◆ **TASK STATEMENT**
Of all the lines in these entries, how many contain the string "drawn"? Give only that count.

◆ **GIVEN RECORDS**
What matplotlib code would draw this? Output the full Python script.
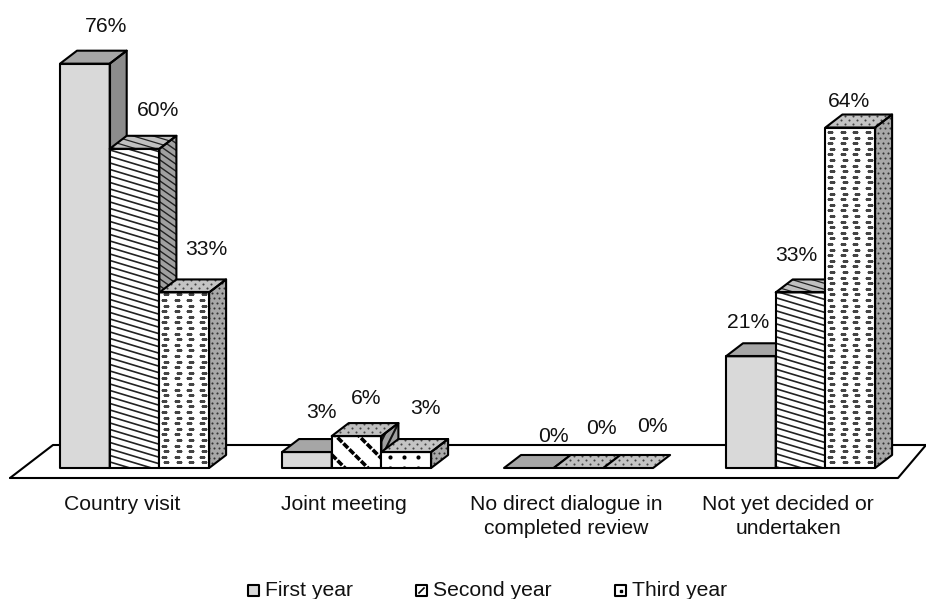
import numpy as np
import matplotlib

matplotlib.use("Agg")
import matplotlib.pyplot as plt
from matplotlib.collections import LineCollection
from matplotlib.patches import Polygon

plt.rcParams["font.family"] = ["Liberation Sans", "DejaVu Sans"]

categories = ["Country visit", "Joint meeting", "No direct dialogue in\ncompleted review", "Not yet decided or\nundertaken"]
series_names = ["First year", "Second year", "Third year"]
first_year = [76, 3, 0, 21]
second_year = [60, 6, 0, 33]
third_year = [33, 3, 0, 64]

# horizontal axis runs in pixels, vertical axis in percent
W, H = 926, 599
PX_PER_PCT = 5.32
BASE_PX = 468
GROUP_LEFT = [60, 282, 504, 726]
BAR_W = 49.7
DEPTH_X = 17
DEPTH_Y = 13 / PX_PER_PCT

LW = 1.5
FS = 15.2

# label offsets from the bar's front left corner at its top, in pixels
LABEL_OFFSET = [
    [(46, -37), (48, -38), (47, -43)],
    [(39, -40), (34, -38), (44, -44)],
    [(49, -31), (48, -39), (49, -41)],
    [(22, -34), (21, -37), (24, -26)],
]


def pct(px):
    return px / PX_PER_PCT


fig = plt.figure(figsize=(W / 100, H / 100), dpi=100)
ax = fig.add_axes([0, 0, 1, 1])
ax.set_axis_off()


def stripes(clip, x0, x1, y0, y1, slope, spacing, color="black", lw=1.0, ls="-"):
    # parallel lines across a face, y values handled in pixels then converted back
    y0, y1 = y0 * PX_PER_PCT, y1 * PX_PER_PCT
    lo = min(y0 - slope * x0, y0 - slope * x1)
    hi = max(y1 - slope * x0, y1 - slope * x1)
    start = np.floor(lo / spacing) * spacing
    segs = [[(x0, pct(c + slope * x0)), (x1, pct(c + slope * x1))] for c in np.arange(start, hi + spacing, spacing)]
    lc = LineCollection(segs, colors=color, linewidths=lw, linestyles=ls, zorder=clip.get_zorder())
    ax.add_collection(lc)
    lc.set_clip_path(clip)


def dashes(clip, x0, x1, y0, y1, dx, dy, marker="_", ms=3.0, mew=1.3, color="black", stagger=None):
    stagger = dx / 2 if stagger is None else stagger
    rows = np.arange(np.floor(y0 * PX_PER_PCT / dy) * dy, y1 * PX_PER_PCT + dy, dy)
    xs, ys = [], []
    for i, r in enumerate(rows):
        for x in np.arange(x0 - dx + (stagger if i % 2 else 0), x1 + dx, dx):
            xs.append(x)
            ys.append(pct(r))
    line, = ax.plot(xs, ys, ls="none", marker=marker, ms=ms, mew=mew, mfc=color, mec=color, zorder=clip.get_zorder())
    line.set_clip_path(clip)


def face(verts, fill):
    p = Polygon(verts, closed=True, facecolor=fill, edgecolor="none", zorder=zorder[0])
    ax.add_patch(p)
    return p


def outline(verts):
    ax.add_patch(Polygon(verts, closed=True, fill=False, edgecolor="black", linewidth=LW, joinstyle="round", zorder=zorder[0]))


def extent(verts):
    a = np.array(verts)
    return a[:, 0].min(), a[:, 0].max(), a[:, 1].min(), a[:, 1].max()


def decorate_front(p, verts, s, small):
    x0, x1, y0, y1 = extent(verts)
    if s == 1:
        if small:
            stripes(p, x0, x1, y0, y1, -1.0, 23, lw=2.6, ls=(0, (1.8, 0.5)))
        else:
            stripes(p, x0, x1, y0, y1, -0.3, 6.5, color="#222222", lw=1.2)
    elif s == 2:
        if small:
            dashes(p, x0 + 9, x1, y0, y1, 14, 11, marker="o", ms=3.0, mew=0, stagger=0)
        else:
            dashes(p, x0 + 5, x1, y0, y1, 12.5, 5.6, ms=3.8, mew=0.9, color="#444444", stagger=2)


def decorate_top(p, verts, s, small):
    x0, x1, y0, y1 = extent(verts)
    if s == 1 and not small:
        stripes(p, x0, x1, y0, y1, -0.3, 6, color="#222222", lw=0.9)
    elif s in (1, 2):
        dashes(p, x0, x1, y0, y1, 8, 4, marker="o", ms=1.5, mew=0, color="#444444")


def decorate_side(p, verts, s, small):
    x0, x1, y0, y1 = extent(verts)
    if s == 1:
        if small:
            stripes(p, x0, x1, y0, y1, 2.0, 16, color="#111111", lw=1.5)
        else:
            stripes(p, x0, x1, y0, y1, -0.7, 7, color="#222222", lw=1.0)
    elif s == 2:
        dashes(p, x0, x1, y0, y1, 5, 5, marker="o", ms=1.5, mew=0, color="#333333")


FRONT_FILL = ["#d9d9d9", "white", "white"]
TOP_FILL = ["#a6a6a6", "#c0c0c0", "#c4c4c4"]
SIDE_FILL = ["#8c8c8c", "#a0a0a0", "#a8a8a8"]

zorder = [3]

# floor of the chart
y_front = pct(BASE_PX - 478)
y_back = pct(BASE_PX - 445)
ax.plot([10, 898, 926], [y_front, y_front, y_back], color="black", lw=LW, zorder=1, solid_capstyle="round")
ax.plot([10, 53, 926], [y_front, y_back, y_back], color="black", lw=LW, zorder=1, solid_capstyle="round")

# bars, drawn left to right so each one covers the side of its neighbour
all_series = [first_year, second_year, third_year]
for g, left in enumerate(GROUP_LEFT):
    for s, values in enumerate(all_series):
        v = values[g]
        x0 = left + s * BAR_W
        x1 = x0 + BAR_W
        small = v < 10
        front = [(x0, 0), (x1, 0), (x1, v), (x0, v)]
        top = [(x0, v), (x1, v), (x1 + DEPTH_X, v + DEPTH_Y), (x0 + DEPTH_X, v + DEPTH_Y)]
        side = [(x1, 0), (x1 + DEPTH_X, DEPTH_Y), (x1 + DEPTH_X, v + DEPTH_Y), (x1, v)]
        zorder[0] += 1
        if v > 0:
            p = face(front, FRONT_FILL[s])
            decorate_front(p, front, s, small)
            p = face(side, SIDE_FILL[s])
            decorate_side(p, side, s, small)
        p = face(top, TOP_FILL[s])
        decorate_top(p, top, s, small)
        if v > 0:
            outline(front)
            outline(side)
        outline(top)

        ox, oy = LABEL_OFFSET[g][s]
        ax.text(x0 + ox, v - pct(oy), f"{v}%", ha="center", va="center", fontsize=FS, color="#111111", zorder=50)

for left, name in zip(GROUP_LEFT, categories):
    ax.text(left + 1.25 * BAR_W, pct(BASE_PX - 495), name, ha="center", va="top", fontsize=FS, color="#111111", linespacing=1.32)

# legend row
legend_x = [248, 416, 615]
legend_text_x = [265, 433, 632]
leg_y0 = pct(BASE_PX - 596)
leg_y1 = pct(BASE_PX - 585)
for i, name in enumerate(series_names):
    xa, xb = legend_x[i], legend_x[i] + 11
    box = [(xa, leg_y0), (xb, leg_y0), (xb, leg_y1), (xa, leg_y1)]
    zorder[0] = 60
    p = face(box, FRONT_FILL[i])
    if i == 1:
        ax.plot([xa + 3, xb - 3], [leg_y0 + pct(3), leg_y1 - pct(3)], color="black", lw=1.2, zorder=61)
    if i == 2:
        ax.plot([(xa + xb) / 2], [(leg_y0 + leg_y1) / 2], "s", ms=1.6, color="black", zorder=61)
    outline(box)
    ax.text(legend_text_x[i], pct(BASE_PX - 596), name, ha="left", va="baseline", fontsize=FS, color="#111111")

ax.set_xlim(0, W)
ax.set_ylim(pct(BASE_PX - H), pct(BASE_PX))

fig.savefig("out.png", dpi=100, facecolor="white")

==

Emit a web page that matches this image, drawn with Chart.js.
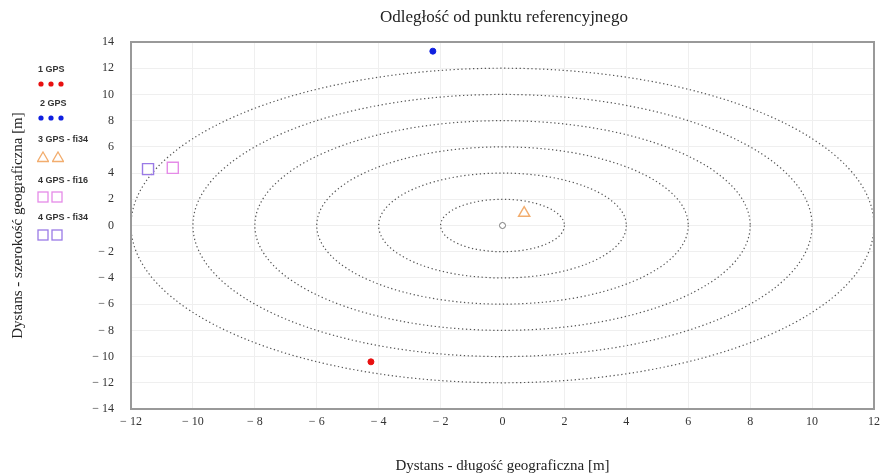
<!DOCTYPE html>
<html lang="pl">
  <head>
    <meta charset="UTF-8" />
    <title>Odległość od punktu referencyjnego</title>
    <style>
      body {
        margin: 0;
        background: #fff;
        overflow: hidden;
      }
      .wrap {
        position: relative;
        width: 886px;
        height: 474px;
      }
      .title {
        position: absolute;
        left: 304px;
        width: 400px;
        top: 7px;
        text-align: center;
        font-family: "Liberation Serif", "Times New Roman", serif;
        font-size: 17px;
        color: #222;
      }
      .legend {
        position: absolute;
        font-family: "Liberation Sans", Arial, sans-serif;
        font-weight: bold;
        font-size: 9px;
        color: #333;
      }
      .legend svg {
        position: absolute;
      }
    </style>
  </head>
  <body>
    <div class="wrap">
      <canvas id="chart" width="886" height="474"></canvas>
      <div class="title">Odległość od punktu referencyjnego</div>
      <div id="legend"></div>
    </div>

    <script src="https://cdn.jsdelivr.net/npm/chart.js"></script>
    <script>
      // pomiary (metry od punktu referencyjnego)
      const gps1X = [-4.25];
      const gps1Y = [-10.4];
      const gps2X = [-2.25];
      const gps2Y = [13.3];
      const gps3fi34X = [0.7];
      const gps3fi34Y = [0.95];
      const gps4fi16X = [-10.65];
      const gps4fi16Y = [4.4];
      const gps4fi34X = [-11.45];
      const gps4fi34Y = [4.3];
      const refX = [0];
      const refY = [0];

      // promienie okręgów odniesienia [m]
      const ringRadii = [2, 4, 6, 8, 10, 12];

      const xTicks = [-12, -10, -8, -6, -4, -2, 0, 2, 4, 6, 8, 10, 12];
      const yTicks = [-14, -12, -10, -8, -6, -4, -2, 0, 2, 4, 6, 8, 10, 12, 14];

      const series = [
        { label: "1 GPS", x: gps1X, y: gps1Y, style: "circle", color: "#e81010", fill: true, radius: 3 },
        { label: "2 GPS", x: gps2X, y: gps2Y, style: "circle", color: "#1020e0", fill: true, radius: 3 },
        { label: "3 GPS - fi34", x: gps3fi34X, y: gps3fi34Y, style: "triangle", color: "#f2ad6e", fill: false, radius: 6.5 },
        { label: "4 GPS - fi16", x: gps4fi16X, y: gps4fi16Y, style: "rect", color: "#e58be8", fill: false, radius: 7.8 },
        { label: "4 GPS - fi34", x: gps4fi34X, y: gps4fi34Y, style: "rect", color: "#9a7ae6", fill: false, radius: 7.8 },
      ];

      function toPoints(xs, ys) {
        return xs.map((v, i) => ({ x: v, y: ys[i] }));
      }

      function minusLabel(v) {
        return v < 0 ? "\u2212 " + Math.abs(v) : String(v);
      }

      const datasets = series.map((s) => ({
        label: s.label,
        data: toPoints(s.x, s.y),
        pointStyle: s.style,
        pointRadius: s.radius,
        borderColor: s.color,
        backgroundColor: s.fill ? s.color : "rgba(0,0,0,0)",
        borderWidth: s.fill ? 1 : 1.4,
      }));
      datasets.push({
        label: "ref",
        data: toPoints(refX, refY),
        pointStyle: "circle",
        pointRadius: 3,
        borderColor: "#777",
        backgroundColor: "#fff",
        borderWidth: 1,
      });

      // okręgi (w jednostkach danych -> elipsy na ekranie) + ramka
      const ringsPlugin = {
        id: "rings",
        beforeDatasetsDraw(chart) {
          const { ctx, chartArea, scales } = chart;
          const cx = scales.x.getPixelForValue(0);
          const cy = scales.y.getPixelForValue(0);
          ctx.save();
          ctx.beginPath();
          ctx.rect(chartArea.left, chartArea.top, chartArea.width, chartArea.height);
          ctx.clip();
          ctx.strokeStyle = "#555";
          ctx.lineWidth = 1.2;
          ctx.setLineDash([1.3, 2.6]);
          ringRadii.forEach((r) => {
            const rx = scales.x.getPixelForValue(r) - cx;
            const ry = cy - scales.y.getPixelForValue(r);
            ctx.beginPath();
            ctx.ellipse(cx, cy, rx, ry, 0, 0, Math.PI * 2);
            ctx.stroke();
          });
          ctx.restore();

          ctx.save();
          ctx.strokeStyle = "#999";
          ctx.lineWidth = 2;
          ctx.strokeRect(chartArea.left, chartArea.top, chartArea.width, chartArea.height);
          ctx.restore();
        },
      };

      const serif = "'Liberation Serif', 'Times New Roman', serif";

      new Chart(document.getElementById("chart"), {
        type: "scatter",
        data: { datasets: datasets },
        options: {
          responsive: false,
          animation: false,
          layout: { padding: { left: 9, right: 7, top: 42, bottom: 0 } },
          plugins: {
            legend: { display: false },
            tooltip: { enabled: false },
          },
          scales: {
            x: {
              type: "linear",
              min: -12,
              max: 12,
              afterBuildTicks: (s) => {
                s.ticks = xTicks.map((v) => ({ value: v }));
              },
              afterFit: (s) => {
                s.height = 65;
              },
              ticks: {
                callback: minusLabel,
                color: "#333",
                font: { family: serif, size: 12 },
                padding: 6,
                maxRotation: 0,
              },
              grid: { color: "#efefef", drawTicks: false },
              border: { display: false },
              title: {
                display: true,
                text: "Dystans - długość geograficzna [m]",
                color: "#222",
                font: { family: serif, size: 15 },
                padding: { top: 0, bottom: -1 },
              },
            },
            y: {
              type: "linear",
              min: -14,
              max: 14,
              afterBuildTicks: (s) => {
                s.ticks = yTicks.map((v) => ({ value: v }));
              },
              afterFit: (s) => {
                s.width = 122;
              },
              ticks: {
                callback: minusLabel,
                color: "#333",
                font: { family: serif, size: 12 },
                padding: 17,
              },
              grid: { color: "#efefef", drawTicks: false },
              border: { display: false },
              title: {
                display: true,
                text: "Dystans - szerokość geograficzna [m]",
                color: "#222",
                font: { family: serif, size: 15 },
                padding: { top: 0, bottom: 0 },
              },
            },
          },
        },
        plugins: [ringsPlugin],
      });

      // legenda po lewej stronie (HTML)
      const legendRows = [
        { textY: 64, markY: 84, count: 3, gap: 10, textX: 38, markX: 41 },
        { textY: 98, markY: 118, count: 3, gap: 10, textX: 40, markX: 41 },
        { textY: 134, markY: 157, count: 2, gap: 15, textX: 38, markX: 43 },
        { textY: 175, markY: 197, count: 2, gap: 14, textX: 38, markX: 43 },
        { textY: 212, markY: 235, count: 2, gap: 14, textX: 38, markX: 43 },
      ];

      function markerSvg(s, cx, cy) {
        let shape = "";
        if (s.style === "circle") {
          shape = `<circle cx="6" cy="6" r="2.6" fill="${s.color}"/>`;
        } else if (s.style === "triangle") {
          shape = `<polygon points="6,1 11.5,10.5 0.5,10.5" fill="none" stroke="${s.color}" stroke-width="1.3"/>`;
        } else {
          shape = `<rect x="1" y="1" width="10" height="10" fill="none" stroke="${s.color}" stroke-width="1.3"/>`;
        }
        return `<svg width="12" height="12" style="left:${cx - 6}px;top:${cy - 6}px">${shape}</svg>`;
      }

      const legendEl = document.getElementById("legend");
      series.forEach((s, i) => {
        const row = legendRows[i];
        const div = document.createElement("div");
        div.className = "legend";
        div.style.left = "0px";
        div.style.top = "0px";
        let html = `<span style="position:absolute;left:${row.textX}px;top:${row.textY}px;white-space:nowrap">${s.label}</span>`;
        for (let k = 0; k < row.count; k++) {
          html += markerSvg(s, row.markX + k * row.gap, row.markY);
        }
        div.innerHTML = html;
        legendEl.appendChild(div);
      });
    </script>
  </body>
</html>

◆ **RESPONSE**
2